Watched on the big screen at school with frequent interruptions from colleagues.

Saturday, March 20, 2010

Tokyo Zombie

2005 zombie comedy

Rating: 8/20

Plot: Two knuckleheads who spend their work hours practicing jujitsu instead of actually working accidentally kill their boss and bury his body on Black Fuji, a giant mountain of trash and other buried murder victims. I'm not sure why exactly, but the dead on the trash mountain start coming to life and biting people. The two knuckleheads try their best to survive the zombie epidemic.

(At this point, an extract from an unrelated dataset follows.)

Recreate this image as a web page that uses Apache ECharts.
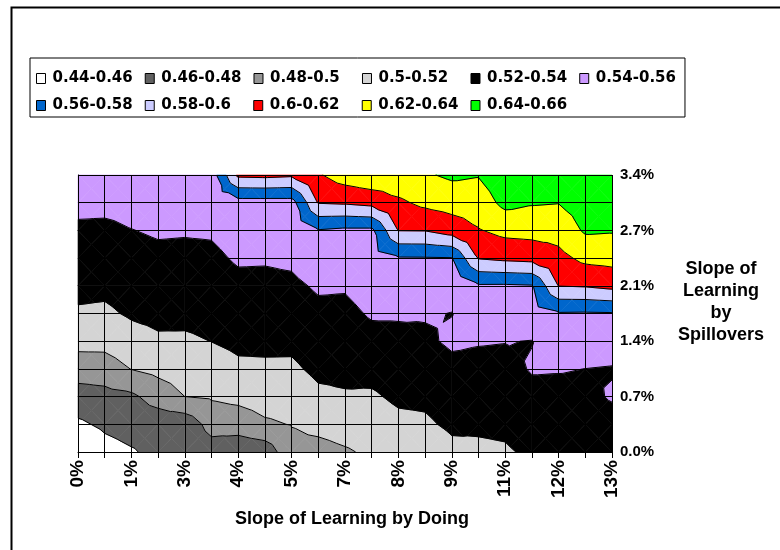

OK, Tokyo Zombie. You got me! I told myself a few weeks ago that I was done with zombie comedy movies, but you told me, "Hey now, Shane. Give me a chance. I'm from Japan." I said, "I don't know, Tokyo Zombie. I think the world just has too many zombie comedies, and I've got better things to watch." But Tokyo Zombie said, "Japan, Shane. Japan! You like Japan. I'm quirky. My comedy's dark. I'm hilarious!" I said, "Oh, I just don't know." Tokyo Zombie persisted, and I finally gave it a chance. Fooled! Other than getting to see the Japanese Rick Moranis and a twenty minute scene involving a guy ripping the head off a Howdy Doody toy, there was nothing to see here. Stylistically, it reminded me a little of Shaolin Soccer without all the cartoony special effects. The humor was dumb, lowbrow, and, worst of all, predictable. Tokyo Zombie and I won't be speaking to each other any more.